Photo credit: Aurelien Vialatte/ ASO
As the gap closed down, Kerbaol was joined by Elena Pirrone of Valcar Travel and Service on the first of three laps over the Côte de la Fosse aux Loups. However, with just under 40km to go Trek-Segafredo’s Lucinda Brand decided it was time to attack, taking Mikayla Harvey, and Elise Chabbey of Canyon//SRAM Anna Henderson of Jumbo-Visma, Chapman, Niamh Fisher Black of SD Worx, Marta Lach of Ceratizit-WNT, Ana Santesteban of Team BikeExhange, Liane Lippert of DSM, Marta Bastianelli of Ale BTC Ljubljana and Pirroni's teammate Silvia Persico. Movistar, racing without leader Annemiek van Vleuten, had missed out and were forced to chase.
A huge pull from Anna van der Breggen brought the group back on the next ascent of the Côte de la Fosse aux Loups forcing a reduced, select bunch to form. But it wasn’t long before Trek-Segafredo threw down the next attack with Ruth Winder taking many of the same riders from the previous break up the road.

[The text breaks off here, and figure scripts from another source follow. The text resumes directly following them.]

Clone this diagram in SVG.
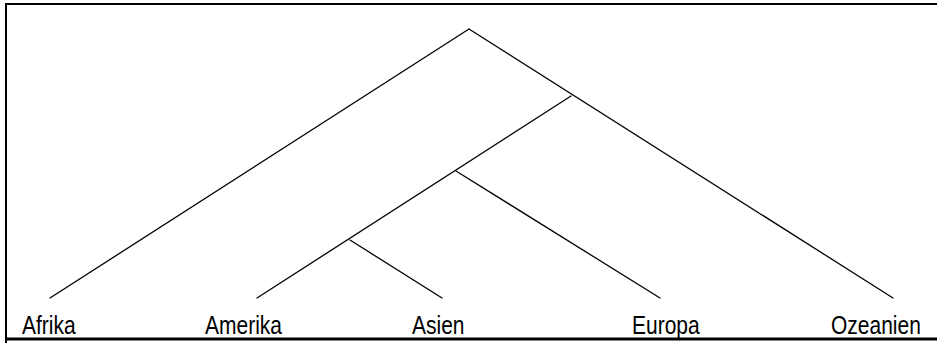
<svg xmlns="http://www.w3.org/2000/svg" width="937" height="343" viewBox="0 0 937 343">
  <style>
    .frame { fill: none; stroke: #000; stroke-width: 2; }
    .edge { stroke: #000; stroke-width: 1.3; fill: none; stroke-linecap: round; }
    .label { font-family: "Liberation Sans", Arial, sans-serif; font-size: 25px; fill: #000; }
  </style>
  <rect width="937" height="343" fill="#fff"/>
  <!-- outer frame -->
  <g id="frame">
    <path class="frame" d="M6,343 V4 H937"/>
    <path d="M6,339 H937" stroke="#000" stroke-width="3"/>
  </g>
  <!-- tree branches -->
  <g id="connectors">
    <line class="edge" x1="469" y1="29" x2="50" y2="298"/>
    <line class="edge" x1="469" y1="29" x2="893" y2="298"/>
    <line class="edge" x1="571" y1="96" x2="257" y2="298"/>
    <line class="edge" x1="456" y1="171" x2="660" y2="298"/>
    <line class="edge" x1="350" y1="240" x2="442" y2="298"/>
  </g>
  <!-- leaf labels, condensed -->
  <g id="afrika"><text class="label" transform="translate(22,334) scale(0.84,1)">Afrika</text></g>
  <g id="amerika"><text class="label" transform="translate(205,334) scale(0.84,1)">Amerika</text></g>
  <g id="asien"><text class="label" transform="translate(412,334) scale(0.84,1)">Asien</text></g>
  <g id="europa"><text class="label" transform="translate(632,334) scale(0.84,1)">Europa</text></g>
  <g id="ozeanien"><text class="label" transform="translate(831,334) scale(0.84,1)">Ozeanien</text></g>
</svg>
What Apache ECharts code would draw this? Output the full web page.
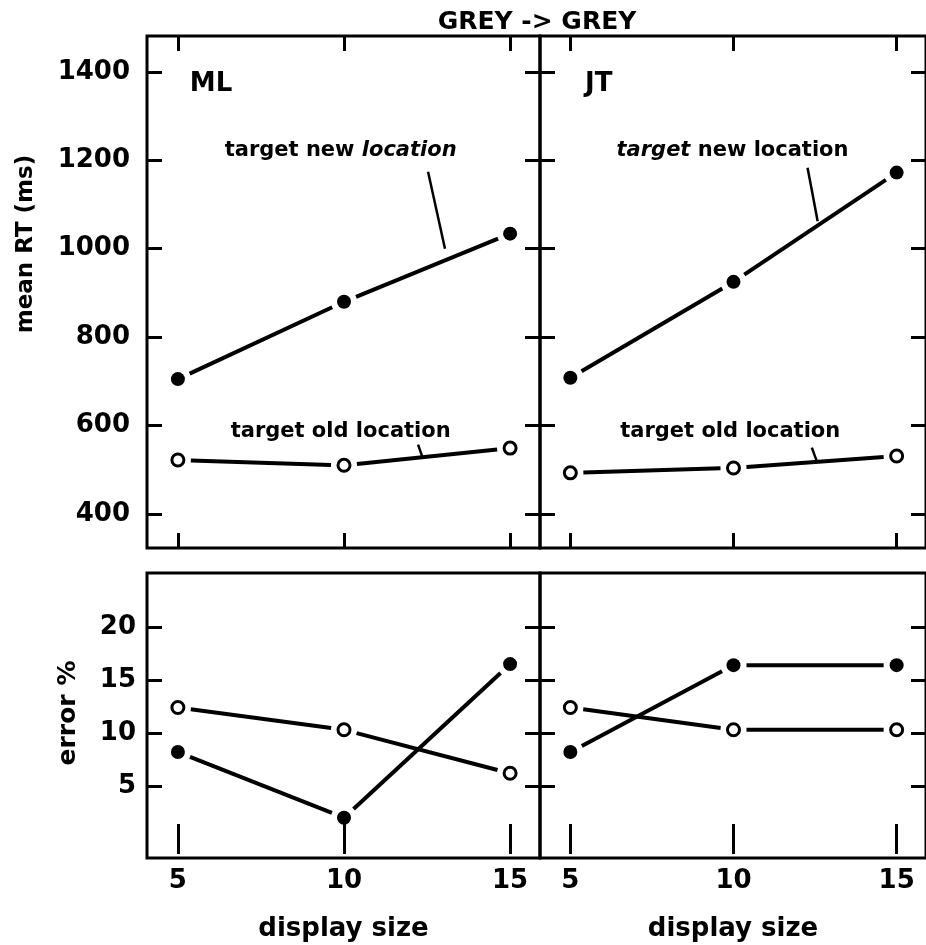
<!DOCTYPE html>
<html>
<head>
<meta charset="utf-8">
<style>html,body{margin:0;padding:0;background:#fff}#chart{width:926px;height:945px}</style>
<script src="https://cdn.jsdelivr.net/npm/echarts@6/dist/echarts.min.js"></script>
</head>
<body>
<div id="chart"></div>
<script>
var sizes = [5, 10, 15];
var rtTicks = [400, 600, 800, 1000, 1200, 1400];
var errTicks = [5, 10, 15, 20];

// mean RT (ms)
var mlRtNew = [705, 880, 1034];
var mlRtOld = [522, 510, 549];
var jtRtNew = [708, 925, 1172];
var jtRtOld = [493, 504, 531];

// error %
var mlErrNew = [8.2, 2.0, 16.5];
var mlErrOld = [12.4, 10.3, 6.2];
var jtErrNew = [8.2, 16.4, 16.4];
var jtErrOld = [12.4, 10.3, 10.3];

// annotation anchors, in data units [display size, value]
var notes = [
    {grid: 0, at: [5.36, 1371], text: '{s|ML}', align: 'left'},
    {grid: 1, at: [5.45, 1371], text: '{s|JT}', align: 'left'},
    {grid: 0, at: [9.9, 1223], text: '{n|target new }{i|location}'},
    {grid: 1, at: [9.97, 1223], text: '{i|target}{n| new location}'},
    {grid: 0, at: [9.9, 586], text: '{n|target old location}'},
    {grid: 1, at: [9.9, 586], text: '{n|target old location}'}
];
var leaders = [
    {grid: 0, pts: [[12.53, 1174], [13.04, 1000]]},
    {grid: 1, pts: [[12.27, 1183], [12.58, 1062]]},
    {grid: 0, pts: [[12.23, 557], [12.35, 531]]},
    {grid: 1, pts: [[12.4, 550], [12.55, 520]]}
];

var FONT = 'DejaVu Sans';
var GAP = 13; // px left open between a line and its markers
var myChart = echarts.init(document.getElementById('chart'));

var gridPos = [
    {left: 147, top: 36, width: 393, height: 512},
    {left: 540, top: 36, width: 393, height: 512},
    {left: 147, top: 573, width: 393, height: 285},
    {left: 540, top: 573, width: 393, height: 285}
];
var grids = gridPos.map(function (g) {
    return Object.assign({show: true, borderColor: '#000', borderWidth: 3, backgroundColor: 'transparent'}, g);
});

function ticks(values) {
    return {show: true, inside: true, length: 15, customValues: values, lineStyle: {color: '#000', width: 3}};
}
function plain(v) { return String(v); }

var xAxis = [], yAxis = [];
gridPos.forEach(function (g, i) {
    var bottomRow = i >= 2, leftCol = i % 2 === 0;
    ['bottom', 'top'].forEach(function (pos) {
        var main = pos === 'bottom' && bottomRow;
        xAxis.push({
            gridIndex: i, type: 'value', position: pos, min: 4.07, max: 15.9,
            axisLine: {show: false}, splitLine: {show: false},
            axisTick: ticks(sizes),
            axisLabel: {show: main, customValues: sizes, margin: 10, color: '#000',
                fontFamily: FONT, fontSize: 26, fontWeight: 'bold', formatter: plain},
            name: main ? 'display size' : '', nameLocation: 'middle', nameGap: 58,
            nameTextStyle: {color: '#000', fontFamily: FONT, fontSize: 26, fontWeight: 'bold'}
        });
    });
    var vals = bottomRow ? errTicks : rtTicks;
    ['left', 'right'].forEach(function (pos) {
        yAxis.push({
            gridIndex: i, type: 'value', position: pos,
            min: bottomRow ? -1.8 : 323, max: bottomRow ? 25.1 : 1481,
            axisLine: {show: false}, splitLine: {show: false},
            axisTick: ticks(vals),
            axisLabel: {show: pos === 'left' && leftCol, customValues: vals, margin: bottomRow ? 11 : 17,
                color: '#000', fontFamily: FONT, fontSize: 26, fontWeight: 'bold', formatter: plain}
        });
    });
});

var panels = [
    {newVals: mlRtNew, oldVals: mlRtOld},
    {newVals: jtRtNew, oldVals: jtRtOld},
    {newVals: mlErrNew, oldVals: mlErrOld},
    {newVals: jtErrNew, oldVals: jtErrOld}
];

// the connecting lines stop short of each marker; drawn as graphic lines
// whose ends come from the grid's own data-to-pixel conversion
function gapLines() {
    var out = [];
    panels.forEach(function (p, i) {
        [p.newVals, p.oldVals].forEach(function (vals) {
            var px = sizes.map(function (s, j) {
                return myChart.convertToPixel({gridIndex: i}, [s, vals[j]]);
            });
            for (var j = 0; j < px.length - 1; j++) {
                var a = px[j], b = px[j + 1];
                var dx = b[0] - a[0], dy = b[1] - a[1];
                var len = Math.sqrt(dx * dx + dy * dy);
                var ux = dx / len, uy = dy / len;
                out.push({
                    type: 'line', silent: true, z: 3,
                    shape: {x1: a[0] + ux * GAP, y1: a[1] + uy * GAP, x2: b[0] - ux * GAP, y2: b[1] - uy * GAP},
                    style: {stroke: '#000', lineWidth: 4}
                });
            }
        });
    });
    return out;
}

var series = [];
panels.forEach(function (p, i) {
    [p.newVals, p.oldVals].forEach(function (vals, k) {
        var points = sizes.map(function (s, j) { return [s, vals[j]]; });
        series.push({
            type: 'scatter', data: points, symbol: 'circle', z: 4, silent: true,
            xAxisIndex: i * 2, yAxisIndex: i * 2,
            symbolSize: k === 0 ? 14 : 12,
            itemStyle: k === 0 ? {color: '#000', opacity: 1} : {color: '#fff', borderColor: '#000', borderWidth: 3, opacity: 1}
        });
    });
});

leaders.forEach(function (l) {
    series.push({
        type: 'line', xAxisIndex: l.grid * 2, yAxisIndex: l.grid * 2, data: l.pts,
        symbol: 'none', silent: true, lineStyle: {color: '#000', width: 2.5}
    });
});

notes.forEach(function (n) {
    series.push({
        type: 'scatter', xAxisIndex: n.grid * 2, yAxisIndex: n.grid * 2, silent: true,
        symbolSize: 1, itemStyle: {color: 'rgba(0,0,0,0)', opacity: 1}, z: 5,
        data: [{value: n.at}],
        label: {
            show: true, position: 'inside', formatter: n.text, align: n.align || 'center',
            verticalAlign: 'middle', opacity: 1,
            rich: {
                n: {fontFamily: FONT, fontSize: 21, fontWeight: 'bold', color: '#000'},
                i: {fontFamily: FONT, fontSize: 21, fontWeight: 'bold', fontStyle: 'italic', color: '#000'},
                s: {fontFamily: FONT, fontSize: 26, fontWeight: 'bold', color: '#000'}
            }
        }
    });
});

var labels = [
    {type: 'text', x: 537, y: 22, style: {text: 'GREY -> GREY', fill: '#000', font: 'bold 25px "DejaVu Sans"', textAlign: 'center', textVerticalAlign: 'middle'}},
    {type: 'text', x: 26, y: 244, rotation: Math.PI / 2, style: {text: 'mean RT (ms)', fill: '#000', font: 'bold 23px "DejaVu Sans"', textAlign: 'center', textVerticalAlign: 'middle'}},
    {type: 'text', x: 68, y: 713, rotation: Math.PI / 2, style: {text: 'error %', fill: '#000', font: 'bold 25px "DejaVu Sans"', textAlign: 'center', textVerticalAlign: 'middle'}}
];

myChart.setOption({
    animation: false,
    backgroundColor: '#fff',
    grid: grids,
    xAxis: xAxis,
    yAxis: yAxis,
    series: series,
    graphic: labels
});
myChart.setOption({graphic: labels.concat(gapLines())}, {replaceMerge: ['graphic']});
</script>
</body>
</html>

The group stayed away through the penultimate crossing of the line but with 4km to go they were reeled back in by Jumbo Visma looking to position Marianne Vos. On the lower slopes of the climb to the finish, Tiffany Cromwell of Canyon//SRAM shot out of the peloton in an almighty attack that set Kasia Niewiadoma up perfectly to counter and get a gap. Unfortunately, Niewiadoma didn’t have the legs to maintain her lead — her only hope of winning against faster finishers — but it was a move that finished off a solid race for the team tactic-wise.
Photo credit: Aurelien Vialatte/ ASO
Demi Vollering, van der Breggen, Lippert, Cecilie Uttrup Ludwig, Marianne Vos, and Soraya Palladin brought Niewiadoma to heel, and the group spend a few moments eyeing each other up before a gusty attack from Uttrup Ludwig. The Danish rider raced with confidence and conviction no doubt brought about by her recent first World Tour victory in Burgos. This time, though, it wasn’t to be for the FDJ Nouvelle Aquitaine Futuroscope rider as World Champion Anna van der Breggen pulled back her leg-breaking move as if it were nothing.
It was clear from that point that SD Worx were going all-in for Vollering and, after a few attempts by others to break free of van der Breggen’s stronghold were once again shut down, the World Champion then led out the sprint for her teammate. Marianne Vos, who in previous years has gotten away with freelancing her way to a win, must have felt the lack of support in the final kilometres. The two-time La Course winner found herself on the receiving end of two-up tactics for the second year in a row and with no teammates to help, was forced to lead out the sprint. As a result, Vos was beaten into third by both eventual winner Vollering and Cecilie Uttrup Ludwig. Vollering now leads the Women's World Tour classification by 35 points ahead of her compatriot, Annemiek van Vleuten.
La Course takeaways
As well as being a typically thrilling race to watch, La Course gave us a glimpse of who is on top form going into the next part of the season, and who still has work to do ahead of Tokyo. After all of Trek-Segafredo’s efforts in the earlier stages of the race, Lizzie Deignan was notably absent from the front group on the final climb — although she was working her way back up to them.
The British rider admitted after the race that it was “just a bad day from the start to the finish,” adding, “I felt terrible. So I knew it was just about suffering and I just didn’t have it when I needed it. I didn’t have the finish like the girls in front.” This week, Deignan will be going into the Giro d’Italia Donne (starting July 2nd) with her racing partner in crime, Elisa Longo Borghini, and will be hoping to ride back into some form ahead of Tokyo.
It’s hard to tell where Annemiek van Vleuten, who didn’t race at La Course, might be in a months’ time, but you can never rule her out even despite some — by her standards — lacking performances of late. The race didn’t suffer without her, but nor was her absence the only reason for it to be so close and open, as might have been the case in previous seasons. The European Champion’s dominance has been on the wane, but for all we know it is part of a master plan to build towards Tokyo.
Perhaps the main question La Course has raised is one we were already asking: how is anyone going to beat the Dutch in the Olympic road race? The Netherlands now have a rider for every eventuality, and Vollering looks like the favourite to finish off from a reduced group on the Speedway after Saturday's performance. The question of whether it's a disadvantage to have such a stacked team gets posited every year at the World Championships but with the rainbow bands having been kept in the Dutch ranks since 2017, it's a possibility that can surely be ruled out by now.
The Women's World Tour will resume at the Donostia San Sebastian Klasikoa on 31st July.